Due to the extreme drought here in Austin this year and the watering restrictions our Zoysia lawn has suffered and appears to be dead in many areas of our lawn. Will it come back? Is there anything we can do to help it grow again?

ANSWER:

From Gardening Know How, read this article Zoysia Grass Problems. As far as Mr. Smarty Plants is concerned, the main problem with Zoysia is that it is native to Southeast Asia. We know that a lot of people try to grow it in this area thinking it will tolerate more shade, but it really doesn't. It doesn't need as much water as guzzling St. Augustine does, but it comes close. We suggest you bite the bullet and get rid of the zoysia, which also can become invasive when it IS doing well.
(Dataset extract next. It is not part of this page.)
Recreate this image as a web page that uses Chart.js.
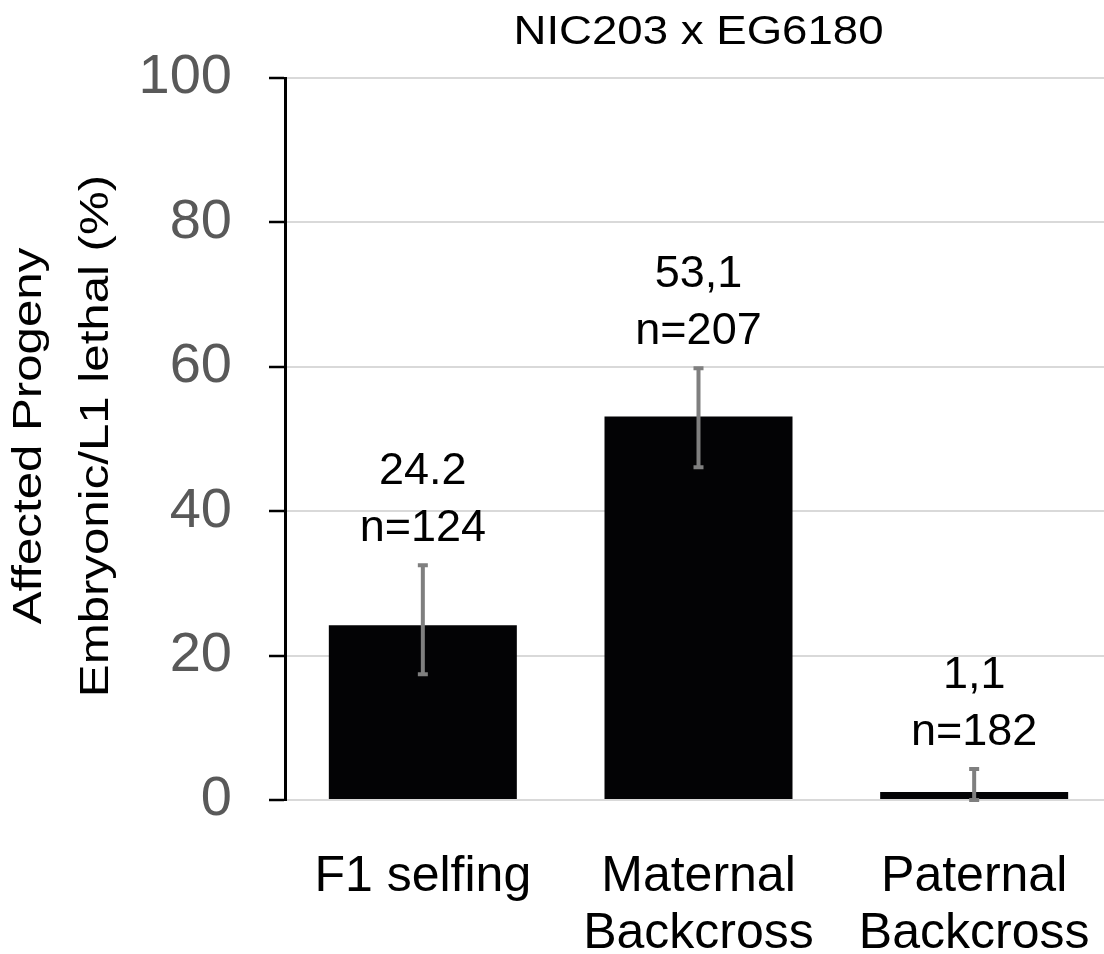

We have a number of How-to Articles and some research results from the Lady Bird Wildflower Center on native grass mixes for Central Texas. As our drought continues wreaking havoc with water-intensive gardens, more and more gardeners are learning that plants native to an area will have seen the worst conditions before, in their genetic memories. In drought and water rationing, these natives hang on. Here are the links to information we think will help you:

A Guide to Native Plant Gardening

Native Lawns: Multi Species - introducing Habiturf

Native Lawns - including comparisons in weed resistance between non-native and native grasses

These native lawns are not too keen on shade, either, but the researchers are constantly improving the mix. If you have a lot of shade, you might rethink what should go beneath it: mulch, low-growing shade groundcovers, or decomposed granite.